**TASK REQUIREMENTS:** Retype only what runs from the first line of the listing to the line holding "const FONT = 'DejaVu Sans, sans-serif';", both included. Do not retype the pictures.

**DATASET CONTENT:**
## start
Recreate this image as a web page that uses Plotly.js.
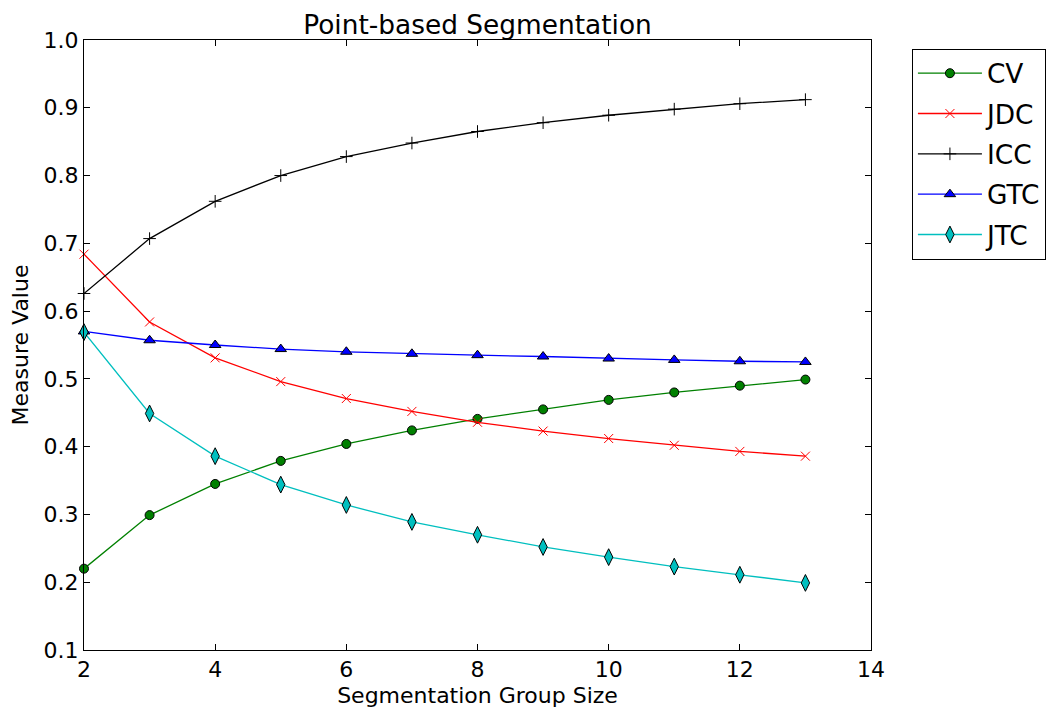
<!DOCTYPE html>
<html>
<head>
<meta charset="utf-8">
<script src="https://cdn.plot.ly/plotly-3.0.1.min.js"></script>
<style>
  html, body { margin: 0; padding: 0; background: #fff; }
  #chart { width: 1062px; height: 711px; }
</style>
</head>
<body>
<div id="chart"></div>
<script>
// Segmentation group sizes (x axis)
const groupSize = [2, 3, 4, 5, 6, 7, 8, 9, 10, 11, 12, 13];

// Measure values per group size
const cvValues  = [0.220, 0.299, 0.345, 0.379, 0.404, 0.424, 0.441, 0.455, 0.469, 0.480, 0.490, 0.499];
const jdcValues = [0.684, 0.584, 0.531, 0.496, 0.471, 0.452, 0.436, 0.423, 0.412, 0.402, 0.393, 0.386];
const iccValues = [0.626, 0.707, 0.762, 0.800, 0.828, 0.848, 0.865, 0.878, 0.889, 0.898, 0.906, 0.912];
const gtcValues = [0.570, 0.557, 0.550, 0.544, 0.540, 0.537, 0.535, 0.533, 0.530, 0.528, 0.526, 0.525];
const jtcValues = [0.569, 0.449, 0.386, 0.344, 0.314, 0.289, 0.270, 0.252, 0.237, 0.223, 0.211, 0.199];

const xTicks = [2, 4, 6, 8, 10, 12, 14];
const yTicks = [0.1, 0.2, 0.3, 0.4, 0.5, 0.6, 0.7, 0.8, 0.9, 1.0];

const FONT = 'DejaVu Sans, sans-serif';

function series(name, values, color, symbol, size, filled) {
  return {
    x: groupSize,
    y: values,
    name: name,
    legendgroup: name,
    type: 'scatter',
    mode: 'lines+markers',
    line: { color: color, width: 1.3 },
    marker: {
      symbol: symbol,
      size: size,
      color: color,
      line: { color: filled ? '#000000' : color, width: 1 }
    },
    cliponaxis: false
  };
}

const traces = [
  series('CV',  cvValues,  '#008000', 'circle',        9,  true),
  series('JDC', jdcValues, '#ff0000', 'x-thin',        9,  false),
  series('ICC', iccValues, '#000000', 'cross-thin',    9,  false),
  series('GTC', gtcValues, '#0000ff', 'triangle-up',   10, true),
  series('JTC', jtcValues, '#00bfbf', 'diamond-tall',  12, true)
];

const axisCommon = {
  showline: true,
  linecolor: '#000000',
  linewidth: 1,
  mirror: 'ticks',
  ticks: 'inside',
  ticklen: 6,
  tickwidth: 1,
  tickcolor: '#000000',
  showgrid: false,
  zeroline: false,
  tickfont: { family: FONT, size: 22, color: '#000000' }
};

const layout = {
  width: 1062,
  height: 711,
  paper_bgcolor: '#ffffff',
  plot_bgcolor: '#ffffff',
  margin: { l: 84, r: 191, t: 40, b: 61 },
  title: {
    text: 'Point-based Segmentation',
    font: { family: FONT, size: 26.4, color: '#000000' },
    x: 0.5, xref: 'paper', xanchor: 'center',
    y: 1, yref: 'paper', yanchor: 'bottom', pad: { b: 6 }
  },
  xaxis: Object.assign({}, axisCommon, {
    range: [2, 14],
    tickvals: xTicks,
    ticktext: xTicks.map(String),
    title: { text: 'Segmentation Group Size', font: { family: FONT, size: 22, color: '#000000' }, standoff: 6 }
  }),
  yaxis: Object.assign({}, axisCommon, {
    range: [0.1, 1.0],
    tickvals: yTicks,
    ticktext: yTicks.map(v => v.toFixed(1)),
    title: { text: 'Measure Value', font: { family: FONT, size: 22, color: '#000000' }, standoff: 8 }
  }),
  legend: {
    x: 1.052, y: 0.986, xanchor: 'left', yanchor: 'top',
    xref: 'paper', yref: 'paper',
    bgcolor: '#ffffff',
    bordercolor: '#000000',
    borderwidth: 1,
    font: { family: FONT, size: 26.4, color: '#000000' },
    traceorder: 'grouped',
    tracegroupgap: 3,
    itemwidth: 64
  },
  showlegend: true
};

Plotly.newPlot('chart', traces, layout, { displayModeBar: false, staticPlot: true });
</script>
</body>
</html>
## end
**COMPLETE OUTPUT:**
Recreate this image as a web page that uses Plotly.js.
<!DOCTYPE html>
<html>
<head>
<meta charset="utf-8">
<script src="https://cdn.plot.ly/plotly-3.0.1.min.js"></script>
<style>
  html, body { margin: 0; padding: 0; background: #fff; }
  #chart { width: 1062px; height: 711px; }
</style>
</head>
<body>
<div id="chart"></div>
<script>
// Segmentation group sizes (x axis)
const groupSize = [2, 3, 4, 5, 6, 7, 8, 9, 10, 11, 12, 13];

// Measure values per group size
const cvValues  = [0.220, 0.299, 0.345, 0.379, 0.404, 0.424, 0.441, 0.455, 0.469, 0.480, 0.490, 0.499];
const jdcValues = [0.684, 0.584, 0.531, 0.496, 0.471, 0.452, 0.436, 0.423, 0.412, 0.402, 0.393, 0.386];
const iccValues = [0.626, 0.707, 0.762, 0.800, 0.828, 0.848, 0.865, 0.878, 0.889, 0.898, 0.906, 0.912];
const gtcValues = [0.570, 0.557, 0.550, 0.544, 0.540, 0.537, 0.535, 0.533, 0.530, 0.528, 0.526, 0.525];
const jtcValues = [0.569, 0.449, 0.386, 0.344, 0.314, 0.289, 0.270, 0.252, 0.237, 0.223, 0.211, 0.199];

const xTicks = [2, 4, 6, 8, 10, 12, 14];
const yTicks = [0.1, 0.2, 0.3, 0.4, 0.5, 0.6, 0.7, 0.8, 0.9, 1.0];

const FONT = 'DejaVu Sans, sans-serif';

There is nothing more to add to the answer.